Recent stats and forecasts show a surprising rate of growth and search share coming from voice, with Google reporting that 20% of its mobile queries use voice search and both Chinese competitor Baidu and comScore predicting that 50% of all searches will use voice search by 2020. The first instinct, as a marketer, is to ask the question of monetisation opportunities; but brands, and the platform owners (apart from Amazon’s Alexa, for obvious reasons), need to understand how and why it is being used by consumers and the challenges that surrounds the technology in general.
Being predominantly a screen-free interface, the opportunities to provide promoted content to users is extremely limited right now (remember, a picture paints a thousand words… and an SERP paints four text ads, sitelinks, descriptions, product imagery, pricing, business information, maps, phone numbers, opening hours, seller ratings…). The idea of appending or prepending information around products and services the user hasn’t directly asked about seems to be a delicate topic, as Google found out earlier this year. Then there is the conflict between whether a smart assistant is to prioritise being helpful, or compromise the usefulness of a suggestion by factoring in promoted content.
For businesses to take advantage of ‘voice’ (or screen-free computing), they need to understand that, right now, it’s a niche and complex opportunity; but that this will change quicker than most businesses will be able to react to, as and when appropriate monetisation models are deployed. Naturally there are always great PR wins by ‘being the first’ to try new things, from Domino’s building a ‘skill’ for Alexa to order pizza, to Burger King’s cheeky hijacking of the Google Home speakers via a TV ad they aired in the US.

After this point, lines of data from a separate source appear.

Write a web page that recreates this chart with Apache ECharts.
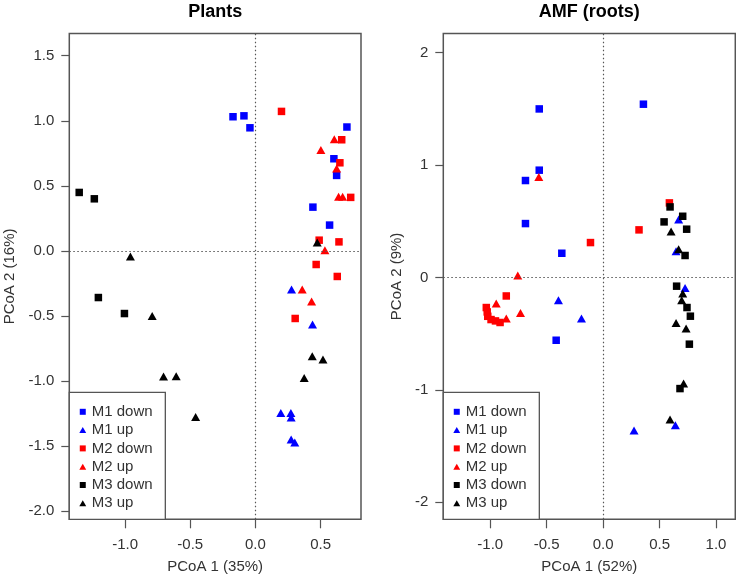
<!DOCTYPE html>
<html>
<head>
<meta charset="utf-8">
<script src="https://cdn.jsdelivr.net/npm/echarts@6/dist/echarts.min.js"></script>
<style>html,body{margin:0;padding:0;background:#fff;}#c{width:736px;height:575px;}</style>
</head>
<body>
<div id="c"></div>
<script>
// ---------- DATA ----------
const seriesNames = ['M1 down', 'M1 up', 'M2 down', 'M2 up', 'M3 down', 'M3 up'];

// Panel 1: Plants  [PCoA1, PCoA2]
const plants_M1_down = [[-0.172,1.031],[-0.088,1.038],[-0.042,0.946],[0.702,0.952],[0.602,0.708],[0.623,0.580],[0.441,0.336],[0.569,0.198]];
const plants_M1_up   = [[0.277,-0.297],[0.438,-0.567],[0.195,-1.246],[0.272,-1.246],[0.274,-1.282],[0.274,-1.451],[0.302,-1.474]];
const plants_M2_down = [[0.200,1.072],[0.662,0.854],[0.648,0.677],[0.731,0.411],[0.489,0.082],[0.641,0.069],[0.466,-0.105],[0.628,-0.197],[0.305,-0.520]];
const plants_M2_up   = [[0.502,0.775],[0.605,0.857],[0.623,0.634],[0.638,0.415],[0.669,0.415],[0.533,0.005],[0.359,-0.297],[0.431,-0.389]];
const plants_M3_down = [[-1.352,0.449],[-1.236,0.400],[-1.205,-0.359],[-1.005,-0.482]];
const plants_M3_up   = [[0.474,0.065],[-0.959,-0.043],[-0.792,-0.500],[-0.705,-0.966],[-0.608,-0.964],[-0.459,-1.277],[0.436,-0.810],[0.518,-0.836],[0.374,-0.977]];

// Panel 2: AMF (roots)
const amf_M1_down = [[-0.566,1.500],[0.357,1.542],[-0.566,0.955],[-0.688,0.863],[-0.688,0.480],[-0.366,0.216],[-0.416,-0.558]];
const amf_M1_up   = [[0.669,0.516],[0.646,0.234],[0.726,-0.093],[-0.396,-0.202],[-0.192,-0.365],[0.640,-1.314],[0.274,-1.361]];
const amf_M2_down = [[-0.112,0.311],[0.318,0.424],[0.587,0.664],[-0.858,-0.164],[-1.035,-0.267],[-1.027,-0.306],[-1.022,-0.345],[-0.993,-0.374],[-0.954,-0.386],[-0.913,-0.400]];
const amf_M2_up   = [[-0.570,0.895],[-0.756,0.018],[-0.947,-0.231],[-0.732,-0.315],[-0.858,-0.365]];
const amf_M3_down = [[0.593,0.628],[0.705,0.545],[0.540,0.495],[0.740,0.430],[0.726,0.196],[0.651,-0.077],[0.743,-0.267],[0.773,-0.344],[0.764,-0.593],[0.681,-0.988]];
const amf_M3_up   = [[0.602,0.409],[0.669,0.252],[0.705,-0.142],[0.696,-0.202],[0.646,-0.404],[0.735,-0.454],[0.713,-0.943],[0.593,-1.263]];

// Tick values / labels
const plantsXTicks = [-1.0, -0.5, 0.0, 0.5];
const plantsXLabels = ['-1.0', '-0.5', '0.0', '0.5'];
const plantsYTicks = [-2.0, -1.5, -1.0, -0.5, 0.0, 0.5, 1.0, 1.5];
const plantsYLabels = ['-2.0', '-1.5', '-1.0', '-0.5', '0.0', '0.5', '1.0', '1.5'];
const amfXTicks = [-1.0, -0.5, 0.0, 0.5, 1.0];
const amfXLabels = ['-1.0', '-0.5', '0.0', '0.5', '1.0'];
const amfYTicks = [-2, -1, 0, 1, 2];
const amfYLabels = ['-2', '-1', '0', '1', '2'];

const panelTitles = ['Plants', 'AMF (roots)'];
const xTitles = ['PCoA 1 (35%)', 'PCoA 1 (52%)'];
const yTitles = ['PCoA 2 (16%)', 'PCoA 2 (9%)'];

// ---------- STYLE ----------
const FONT = '"Liberation Sans", Arial, Helvetica, sans-serif';
const colors = ['#0000ff', '#0000ff', '#ff0000', '#ff0000', '#000000', '#000000'];
const shapes = ['rect', 'triangle', 'rect', 'triangle', 'rect', 'triangle'];
const sizes = [7.5, [9, 8], 7.5, [9, 8], 7.5, [9, 8]];
const legendIcons = ['path://M0,0H10V10H0Z', 'path://M5,0L10,8.66L0,8.66Z'];
const boxColor = '#555';
const textColor = '#333';

const panels = [
  [plants_M1_down, plants_M1_up, plants_M2_down, plants_M2_up, plants_M3_down, plants_M3_up],
  [amf_M1_down, amf_M1_up, amf_M2_down, amf_M2_up, amf_M3_down, amf_M3_up]
];

const grids = [
  { left: 69.3, top: 33.5, width: 291.7, height: 485.8, show: true, borderColor: boxColor, borderWidth: 1.5, backgroundColor: 'transparent', containLabel: false, outerBoundsMode: 'none' },
  { left: 443.3, top: 33.5, width: 292, height: 485.8, show: true, borderColor: boxColor, borderWidth: 1.5, backgroundColor: 'transparent', containLabel: false, outerBoundsMode: 'none' }
];
const xRanges = [[-1.428, 0.81], [-1.416, 1.171]];
const yRanges = [[-2.064, 1.671], [-2.151, 2.171]];
const xTickSets = [[plantsXTicks, plantsXLabels], [amfXTicks, amfXLabels]];
const yTickSets = [[plantsYTicks, plantsYLabels], [amfYTicks, amfYLabels]];
const yNameGaps = [52, 39];

function lookup(set) {
  return function (v) {
    for (let i = 0; i < set[0].length; i++) if (Math.abs(set[0][i] - v) < 1e-9) return set[1][i];
    return '';
  };
}

const xAxes = [], yAxes = [];
for (let p = 0; p < 2; p++) {
  xAxes.push({
    type: 'value', gridIndex: p, min: xRanges[p][0], max: xRanges[p][1],
    name: xTitles[p], nameLocation: 'middle', nameGap: 40,
    nameTextStyle: { fontFamily: FONT, fontSize: 15, color: textColor },
    axisLine: { show: false, onZero: false },
    axisTick: { show: true, length: 9, customValues: xTickSets[p][0], lineStyle: { color: boxColor, width: 1.2 } },
    axisLabel: { show: true, customValues: xTickSets[p][0], formatter: lookup(xTickSets[p]), margin: 18, fontFamily: FONT, fontSize: 15, color: textColor },
    splitLine: { show: false }
  });
  yAxes.push({
    type: 'value', gridIndex: p, min: yRanges[p][0], max: yRanges[p][1],
    name: yTitles[p], nameLocation: 'middle', nameGap: yNameGaps[p], nameRotate: 90,
    nameTextStyle: { fontFamily: FONT, fontSize: 15, color: textColor },
    axisLine: { show: false, onZero: false },
    axisTick: { show: true, length: 8, customValues: yTickSets[p][0], lineStyle: { color: boxColor, width: 1.2 } },
    axisLabel: { show: true, customValues: yTickSets[p][0], formatter: lookup(yTickSets[p]), margin: 15, fontFamily: FONT, fontSize: 15, color: textColor },
    splitLine: { show: false }
  });
}

const series = [];
for (let p = 0; p < 2; p++) {
  for (let s = 0; s < 6; s++) {
    const ser = {
      name: seriesNames[s], type: 'scatter', xAxisIndex: p, yAxisIndex: p,
      data: panels[p][s], symbol: shapes[s], symbolSize: sizes[s],
      itemStyle: { color: colors[s], opacity: 1 },
      emphasis: { disabled: true }, animation: false, z: 3
    };
    if (s === 0) {
      ser.markLine = {
        silent: true, symbol: 'none', animation: false,
        label: { show: false },
        lineStyle: { type: [1.5, 2.5], color: '#555', width: 1.2 },
        emphasis: { disabled: true },
        data: [{ xAxis: 0 }, { yAxis: 0 }]
      };
    }
    series.push(ser);
  }
}

const legendData = seriesNames.map((n, i) => ({ name: n, icon: legendIcons[i % 2] }));
const legends = grids.map(g => ({
  orient: 'vertical', left: g.left, top: 392.3,
  padding: [12, 12.7, 8.6, 10], itemGap: 3.3, itemWidth: 8, itemHeight: 6,
  borderColor: boxColor, borderWidth: 1.3, backgroundColor: '#fff',
  selectedMode: false, z: 5,
  textStyle: { fontFamily: FONT, fontSize: 15, color: textColor },
  data: legendData
}));

const titleGraphics = panelTitles.map((t, p) => ({
  type: 'text', x: grids[p].left + grids[p].width / 2, y: 12,
  style: { text: t, textAlign: 'center', textVerticalAlign: 'middle', font: 'bold 18px ' + FONT, fill: '#000' }
}));

const chart = echarts.init(document.getElementById('c'), null, { renderer: 'canvas' });
chart.setOption({
  backgroundColor: '#fff',
  animation: false,
  grid: grids,
  xAxis: xAxes,
  yAxis: yAxes,
  legend: legends,
  graphic: titleGraphics,
  series: series
});
</script>
</body>
</html>
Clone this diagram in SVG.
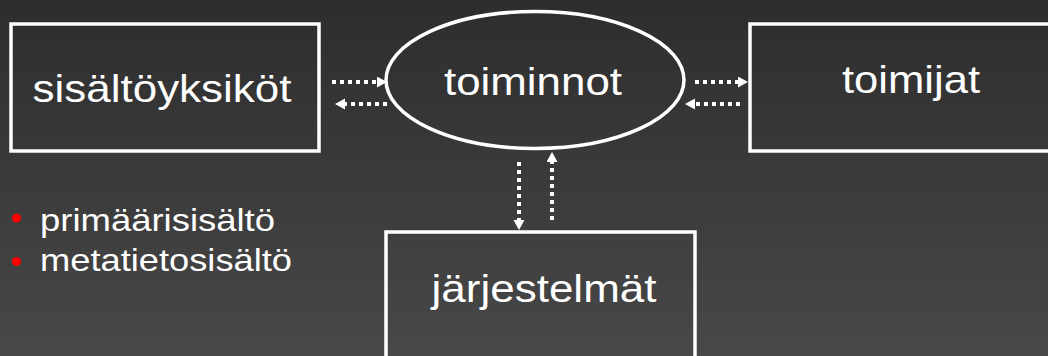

The advice to the average business right now, and to a lesser degree the opportunity, is to tighten-up your online presence by updating and adhering to standardised structured data formats (local business information data, product catalogues, etc.) as well as to build content that is more conversational in tone, i.e. building out FAQs. Google is already leveraging the plethora of data points it has, including the use of local inventory ad data to give users directions to the local store stocking products they want.
Even with the prospect of things like Google Analytics for voice search queries that should shed some light on the types of things users are asking, the extent to which we will be able to act on insights may diminish over time. As virtual assistants, through machine learning, begin to understand emotion and state of mind through tone of voice and user behaviour patterns, suggestions, recommendations, and references will be less grounded to explicit intent by the user. A transition that will elevate the extent to which we will be marketing to machines rather than humans in the future.
This isn’t to say that consumers will abandon the research process when making certain choices, or that virtual assistants won’t be able to visualise suggestions in response to voice commands , but consumer behaviour will change. What’s most important is to appreciate the disruption voice search will have; and that, as virtual assistants get smarter, the exponential growth in usage will continue, even if most of the tech giants at present don’t have a fitting business plan for them.